Exercise – If I’m not getting enough exercise, it increases the likelihood of depression, especially in conjunction with poor eating habits and insufficient sleep.
It’s Occam’s Razor isn’t it – the correct answer to a complex situation is often the simplest one.
I don’t need to turn my life upside down and embark on a whole new career in order to feel motivated to get out of bed… I just need to eat sensibly and go to bed at a reasonable time.
Why Do I Overeat?
I think part of it comes down to that innate desire to push things to extremes. It’s a part of my personality… if X is good then more X must be better.
And I think perhaps it’ll just be a continual retraining process where I have to negotiate with myself. I need to train myself into having better habits.
And my “inner child” has a lot to do with this too. The impulsive behaviour, the lack of moderation… those are quite childish. And I don’t mean “childish” in a derogatory sense…
The usual way of looking at children vs adults is to see that one progresses into the other: We start as children, then we transition into adults and leave all childish things behind.
But it seems to me that this is a false dichotomy.
In reality, we never really leave the childish parts of ourselves behind. In fact, all we do is wrap our inner childs with a veneer of adult-like behaviours.
Think of yourself like an onion. The core is your inner child. Then, as we grow older, we add layer upon layer of supposedly adult behaviours which help us to navigate society.
That inner child never goes away. We can choose to ignore it, but I think that’s a mistake.
Our inner child seems to control a lot of our behaviour, and sometimes it doesn’t make much sense to our adult way of viewing the world.
I think that for many of us, including me, it’s important recognise and accept our inner child, and practice negotiating with them.
We need to ask ourselves: what does our inner child want? How can “adult us” help our inner child to achieve its desires in healthy and sensible ways?

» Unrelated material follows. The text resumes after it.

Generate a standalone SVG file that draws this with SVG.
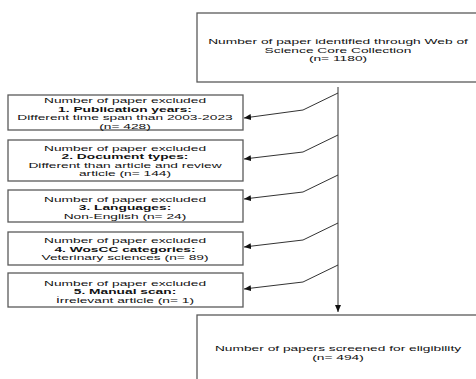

Last night, I felt the familiar urge to take a trip to the supermarket and buy armfuls of icecream and cookies. The supermarket would be closing in 30 minutes, adding to the sense of excitement.

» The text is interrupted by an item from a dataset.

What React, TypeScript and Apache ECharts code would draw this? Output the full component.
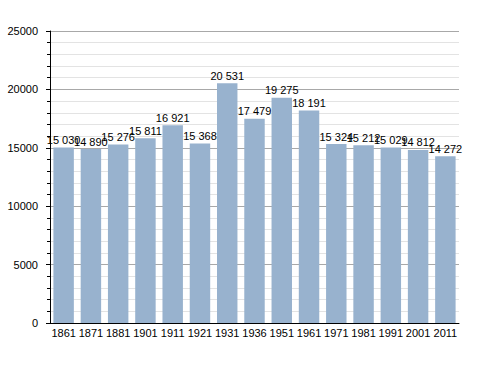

But this time, rather than give in to my impulsive urges, I turned inwards, to my inner child. I asked him what he was trying to achieve here.
What was it that 5-year-old me was looking for, which he felt the sugar binge would solve?
My inner child answered clearly: it’s about excitement, it’s about short-term pleasure and feeling good.
“But are there other ways to get that excitement and feeling good which aren’t so harmful?” I asked myself.
I already knew the answer.
The urge to rush out to the supermarket faded and was replaced with a kind of sadness.
I realised I didn’t really want ice cream itself. I just wanted to feel excitement and happiness.
The ice cream was a proxy for happiness.
So then I asked myself what’s a better way to achieve happiness. Again, I already knew the answer. I’ve been here many times before.
The best way to consistently experience those positive feelings is to be sensible… to make responsible, adult choices around food, sleep and exercise.
My inner child felt sad, but he also knew that avoiding sugar and going to bed was the right decision.
Does this mark a watershed moment? Does this mean I will never again stay up stupidly late or have ridiculous sugar binges?
Whilst I wish that was the case, I’m realistic enough to know that this retraining process is difficult and it takes consistent effort.
I have to keep reminding myself that massive sugar binges might make me feel better temporarily, but the negative consequences far outweigh any short-term benefits.
If I don’t want my inner child to dominate my behaviour, I have to patiently engage in dialogue with him, again and again.
I can’t be a tyrant to myself. I have to negotiate.
Sometimes “adult me” will lose those negotiations and I’ll give in to being reckless and impulsive.
But that’s OK. I’m a work in progress.
Sure, I will keep forgetting. I will keep making mistakes.
But as long as I keep aiming to head in the right direction, that’s what life is all about.